I don’t want to hear about all the good things Josh Beckett did last night. And I don’t want to hear about how Beckett made just one mistake. Not from Jerry Remy. Not from Terry Francona. Not from John Farrell. Not from any reporter. Not from Victor Martinez. And certainly not from Josh Beckett himself. Sorry, I just can’t take any more of that protectionist coddling. Not fifteen hours after Beckett blistered the Sox once again.
Cutting right through the nonsense ….. my first thought when Hideki Matsui sank a Beckett mistake into the bullpen for three was Beckett quit on the Sox once again. Things were snowballing and rather than arresting the fall, Beckett was weak and got crushed. This implies Beckett’s problems may be more mental than physical.
But then I started to think and it struck me that Beckett’s stuff might be the problem. And in particular, he may be unable to get people out consistently when he throws out of the stretch. So I did some digging and my findings couldn’t be any more revealing. It turns out that when runners are on base this season, Josh Beckett turns into the manager of a shooting gallery. Here are the numbers.
Career, with the bases clear, Beckett gives up the following slash: .237/.289/.389. And with men on, his slash rises to .256/.332/.411. So there is some natural degradation there (65 OPS points) but it is hardly outside the norm. But this year, the splits tell a completely different story. With nobody on, the numbers read as follow: .260/.304/.466. That is hardly sweet music but with runners on, the music is just flat out grating: .344/.432/.550. I’ll save you the trouble of doing the math …. This year, Beckett’s OPS is TWO HUNDRED AND TWELVE points higher when he pitches out of the stretch.
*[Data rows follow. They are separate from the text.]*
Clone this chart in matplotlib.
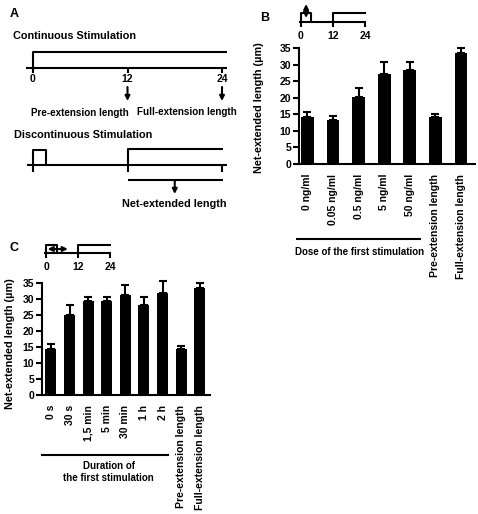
import numpy as np
import matplotlib
matplotlib.use("Agg")
import matplotlib.pyplot as plt
from matplotlib.transforms import blended_transform_factory

plt.rcParams['font.family'] = ['Liberation Sans', 'DejaVu Sans']
plt.rcParams['font.weight'] = 'bold'
plt.rcParams['axes.labelweight'] = 'bold'

# data
timeline_hours = [0, 12, 24]

dose_labels = ['0 ng/ml', '0.05 ng/ml', '0.5 ng/ml', '5 ng/ml', '50 ng/ml',
               'Pre-extension length', 'Full-extension length']
dose_means = [14.2, 13.2, 20.1, 27.1, 28.3, 14.2, 33.4]
dose_errs = [1.4, 1.2, 2.8, 3.8, 2.5, 0.9, 1.6]

duration_labels = ['0 s', '30 s', '1,5 min', '5 min', '30 min', '1 h', '2 h',
                   'Pre-extension length', 'Full-extension length']
duration_means = [14.3, 25.1, 29.5, 29.3, 31.2, 28.2, 31.9, 14.3, 33.4]
duration_errs = [1.6, 3.1, 1.1, 1.4, 3.1, 2.4, 3.6, 1.0, 1.6]

W, H = 478, 514
fig = plt.figure(figsize=(W / 100, H / 100), dpi=100)
LW = 1.5
FS = 7.8
GFS = 7


def px_axes(x0, y0, x1, y1):
    return fig.add_axes([x0 / W, 1 - y1 / H, (x1 - x0) / W, (y1 - y0) / H])


def timeline_axes(x_zero, x_end, y_top, y_bot):
    ax = px_axes(x_zero, y_top, x_end, y_bot)
    ax.set_xlim(0, 24)
    ax.set_ylim(y_bot, y_top)
    ax.axis('off')
    return ax


def line(ax, xs, ys):
    ax.plot(xs, ys, color='k', lw=LW, clip_on=False, solid_capstyle='butt')


def arrow(ax, start, end, style='-|>'):
    ax.annotate('', xy=end, xytext=start, annotation_clip=False,
                arrowprops=dict(arrowstyle=style, color='k', lw=1.5,
                                mutation_scale=7, shrinkA=0, shrinkB=0))


def small_timeline(ax, base, top, tick_end, label_y, pulse_end):
    line(ax, [-0.75, 24.4], [base, base])
    for t in timeline_hours:
        line(ax, [t, t], [base, tick_end])
        ax.text(t, label_y, str(t), ha='center', va='center', fontsize=7.5)
    line(ax, [0, 0, pulse_end, pulse_end], [base, top, top, base])
    line(ax, [12, 12, 24.4], [base, top, top])


# ---- panel A ----
fig.text(10 / W, 1 - 14 / H, 'A', fontsize=9, va='center')
axA = timeline_axes(33, 222, 0, 230)
axA.text(-2.5, 36, 'Continuous Stimulation', fontsize=FS, va='center')
line(axA, [-0.9, 24.6], [68, 68])
line(axA, [0, 0, 24.6], [73, 52, 52])
for t in timeline_hours:
    line(axA, [t, t], [68, 73])
    axA.text(t, 79, str(t), ha='center', va='center', fontsize=7.5)
arrow(axA, (12, 87), (12, 101))
arrow(axA, (24, 87), (24, 101))
axA.text(6.0, 113, 'Pre-extension length', ha='center', va='center', fontsize=7.1)
axA.text(19.6, 112, 'Full-extension length', ha='center', va='center', fontsize=7.1)

axA.text(-2.4, 135, 'Discontinuous Stimulation', fontsize=FS, va='center')
line(axA, [-0.75, 24.6], [165, 165])
for t in timeline_hours:
    line(axA, [t, t], [165, 172])
line(axA, [0, 0, 1.65, 1.65], [165, 150, 150, 165])
line(axA, [12, 12, 24.1], [165, 149, 149])
line(axA, [12, 24.1], [180, 180])
arrow(axA, (18, 180), (18, 194))
axA.text(18, 204, 'Net-extended length', ha='center', va='center', fontsize=FS)

# ---- panel B ----
fig.text(260 / W, 1 - 18 / H, 'B', fontsize=9, va='center')
axBt = timeline_axes(301, 365, 0, 45)
small_timeline(axBt, 22, 13, 27, 36, 3.75)
arrow(axBt, (1.9, 18), (1.9, 4), style='<|-|>')


def bar_panel(ax, labels, means, errs, xlim, width):
    x = np.arange(len(labels))
    ax.bar(x, means, width=width, color='k')
    eb = ax.errorbar(x, means, yerr=[np.zeros(len(errs)), errs], fmt='none',
                     ecolor='k', elinewidth=1.5, capsize=3, capthick=1.5)
    for art in eb.lines[1] + eb.lines[2]:
        art.set_clip_on(False)
    ax.set_xlim(*xlim)
    ax.set_ylim(0, 35)
    ax.set_yticks(range(0, 36, 5))
    ax.set_xticks(x)
    ax.set_xticklabels(labels, rotation=90, fontsize=7.5)
    ax.tick_params(axis='x', length=0, pad=7)
    ax.tick_params(axis='y', length=4, width=1.5, labelsize=7.5, pad=1.5)
    for s in ['top', 'right']:
        ax.spines[s].set_visible(False)
    for s in ['left', 'bottom']:
        ax.spines[s].set_linewidth(1.5)
    ax.set_ylabel('Net-extended length (µm)', fontsize=FS)
    return blended_transform_factory(ax.transData, ax.transAxes)


axB = px_axes(299, 48, 475, 164)
trB = bar_panel(axB, dose_labels, dose_means, dose_errs, (-0.33, 6.55), 0.5)
axB.yaxis.set_label_coords(-0.20, 0.49)
axB.plot([-0.39, 4.4], [-0.647, -0.647], color='k', lw=LW, transform=trB, clip_on=False)
axB.text(2.02, -0.759, 'Dose of the first stimulation', ha='center', va='center',
         fontsize=GFS, transform=trB)

# ---- panel C ----
fig.text(10 / W, 1 - 248 / H, 'C', fontsize=9, va='center')
axCt = timeline_axes(46, 110, 235, 275)
small_timeline(axCt, 253, 245, 258, 267, 4.1)
arrow(axCt, (0.6, 249), (8.2, 249), style='<|-|>')

axC = px_axes(42, 283, 210, 395)
trC = bar_panel(axC, duration_labels, duration_means, duration_errs, (-0.48, 8.55), 0.59)
axC.yaxis.set_label_coords(-0.16, 0.46)
axC.plot([-0.48, 6.3], [-0.536, -0.536], color='k', lw=LW, transform=trC, clip_on=False)
axC.text(3.1, -0.6875, 'Duration of\nthe first stimulation', ha='center', va='center',
         fontsize=GFS, transform=trC, linespacing=1.3)

fig.savefig('out.png', dpi=100)
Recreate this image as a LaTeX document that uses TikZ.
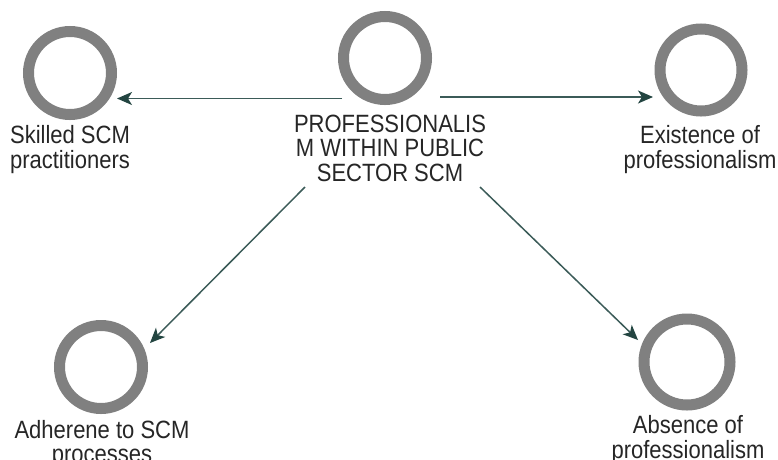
\documentclass[tikz,border=0pt]{standalone}
\usepackage{fontspec}
\setmainfont{Liberation Sans}[FakeStretch=0.88]
\usetikzlibrary{arrows.meta}
\definecolor{ringgray}{HTML}{808080}
\definecolor{linkteal}{HTML}{3B5B58}
\definecolor{tipteal}{HTML}{234541}
\definecolor{labelink}{HTML}{262626}
\newcommand\stackedlines[1]{\begin{tabular}[t]{@{}c@{}}#1\end{tabular}}
\begin{document}
\begin{tikzpicture}[x=1pt,y=-1pt,
  ring/.style={circle,draw=ringgray,line width=11pt,inner sep=0pt,minimum size=#1},
  caption/.style={anchor=base,inner sep=0pt,text=labelink,
    font=\fontsize{25}{24.5}\selectfont},
  link/.style={draw=linkteal,line width=1.5pt,
    -{Stealth[length=15pt,width=13pt,inset=4pt,color=tipteal]}}]
  \useasboundingbox[fill=white] (0,0) rectangle (778,459);

  % rings
  \node[ring=83pt] (hubring) at (385,58) {};
  \node[ring=83pt] (skilled) at (70,73) {};
  \node[ring=82pt] (exist) at (701,70) {};
  \node[ring=83pt] (adhere) at (101,367) {};
  \node[ring=86pt] (absent) at (687,362) {};

  % captions
  \node[caption] (hubtext) at (390,132)
    {\stackedlines{PROFESSIONALIS\\M WITHIN PUBLIC\\SECTOR SCM}};
  \node[caption] (skilledtext) at (70,143)
    {\stackedlines{Skilled SCM\\practitioners}};
  \node[caption] (existtext) at (700,143)
    {\stackedlines{Existence of\\professionalism}};
  \node[caption] (adheretext) at (102,438)
    {\stackedlines{Adherene to SCM\\processes}};
  \node[caption] (absenttext) at (688,433)
    {\stackedlines{Absence of\\professionalism}};

  % connector end points
  \coordinate (fromL) at (342,98.5);
  \coordinate (toL) at (117,98.5);
  \coordinate (fromR) at (440,97);
  \coordinate (toR) at (653,97);
  \coordinate (fromDL) at (305,187);
  \coordinate (toDL) at (150,343);
  \coordinate (fromDR) at (480,187);
  \coordinate (toDR) at (638,340);

  \draw[link] (fromL) -- (toL);
  \draw[link] (fromR) -- (toR);
  \draw[link] (fromDL) -- (toDL);
  \draw[link] (fromDR) -- (toDR);
\end{tikzpicture}
\end{document}
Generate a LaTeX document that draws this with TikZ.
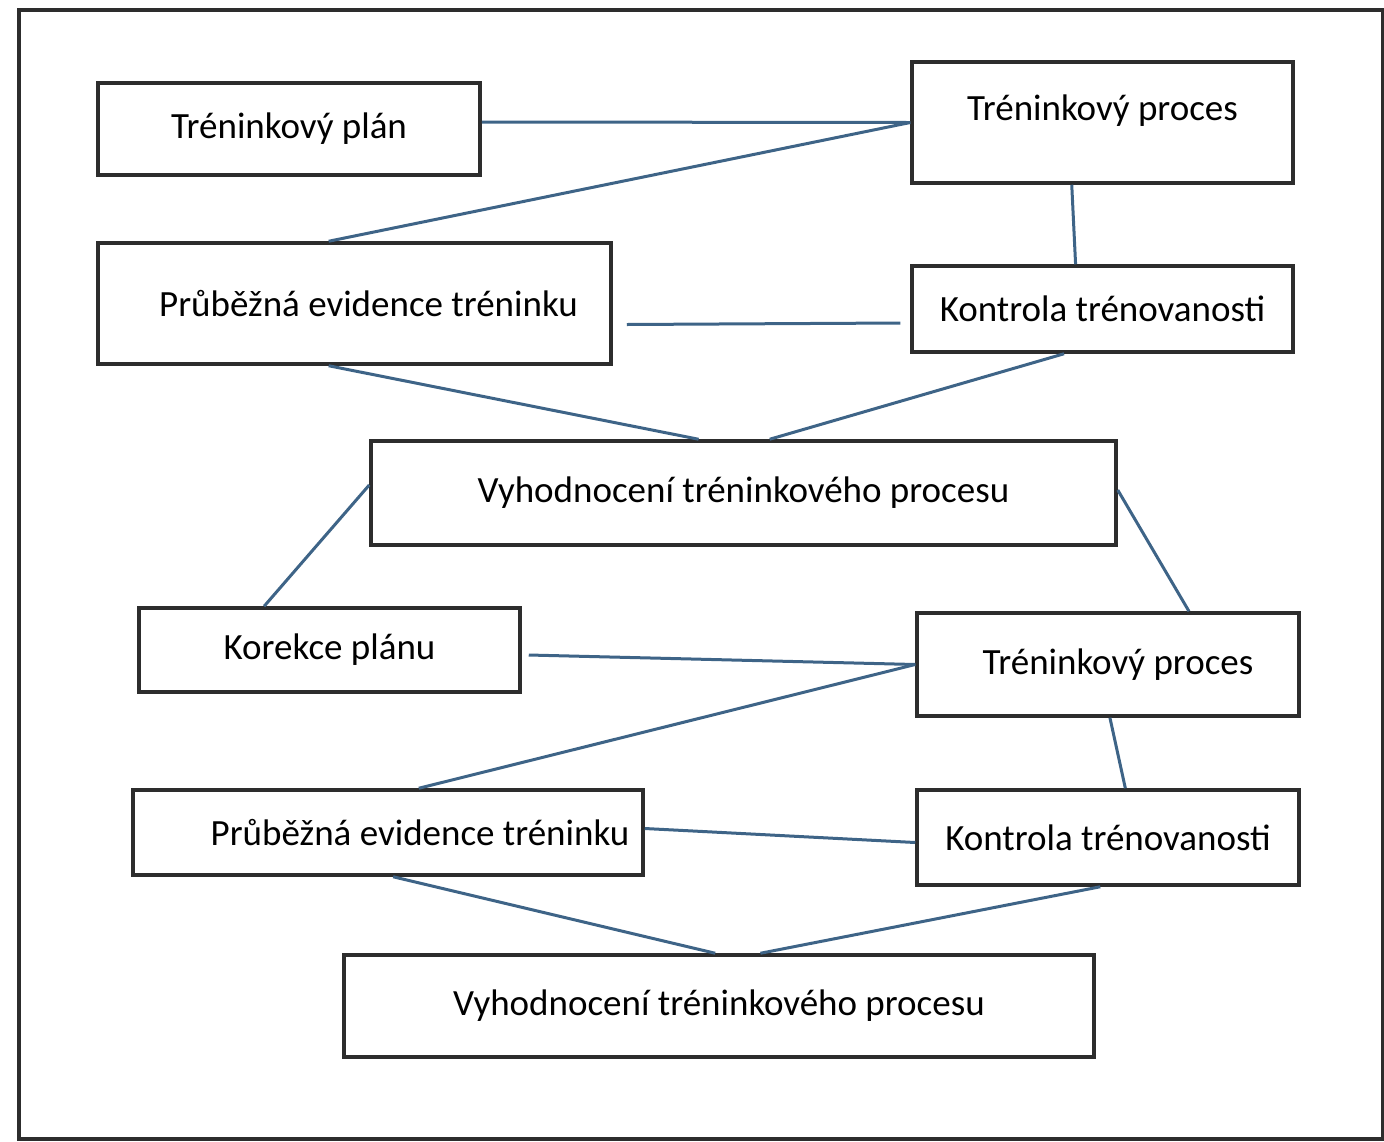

If numbers don’t mean anything to you and you need a less esoteric translation here it is: every batter Beckett pitches to out of the stretch basically becomes Kevin Youkilis.
Those splits are so horrifying that one can’t help but think there is a structural problem at work. And my guess is that problem is two-fold. First, Beckett doesn’t have the pure “stuff” he had three years ago and thus he has much less margin for error. And two, he knows his stuff isn’t great and that weighs on his confidence. The net result is Beckett is left to defend with just a 93 MPH fastball and no conviction. That is obviously a problem. A very big problem.
At this point, I think Beckett really needs to re-invent himself. He just isn’t the guy he was in 2007. Gone are the days when he could blow 98 mile fastballs past opposing hitters. And gone are the days when hitters were so fearful of that gas, that almost everything in Beckett’s arsenal had a chance of success. Now, that 98 mile fastball is more like a 94 mile fastball. And there is no fear in that. So Beckett has to change things up. Improve his change. Strengthen his command. Gain stamina. Become more cerebral. All of these things are possible but they require commitment. And unless Beckett commits to rounding out his game, I fear we will continue to see nights like last night where there is plenty of good but it’s just a matter of time before Beckett gets in trouble and then falls apart.
POINTS OF INTEREST:
* After last night’s three walk abortion, Manny Delcarmen has now given up 27 walks in 42.1 innings this season. That works out to 5.8/9 innings and if you think that plays in the major league, you are delusional. It’s pretty hard to imagine MDC surviving this winter’s bullpen cleansing but for some reason, this guy just keeps squeaking by at tribal council. I have had it with him but I wouldn’t make a big bet that he is voted off the island this Winter.
* Tough night for the future …. Kalish, Nava and Lowrie go 1-12.
* What happened to JD heating up? The guy looked like he was ready to explode coming out of Dallas but he is one for his last twelve and with two lefties on tap, I think we can safely say that Drew’s eruption is on hold.
FARM REPORT: Anthony Rizzo may be the hottest bat in all of professional baseball right now. Three more hits yesterday, two of which left the yard. Rizzo’s OPS is now over 1200 in August and over 1000 since the break. He is slugging over .800 in his last ten games and stands right at .500 for the season. This guy is coming so hard and so fast, Theo Epstein’s head must be swimming. It’s a good problem to have but Rizzo’s charge makes the Sox off-season that much more taxing. That is because this guy’s arrival is no longer over the horizon. Instead, it could happen sometime next year. And given this guy’s tools, only a fool would set up a roadblock to get in Rizzo’s way.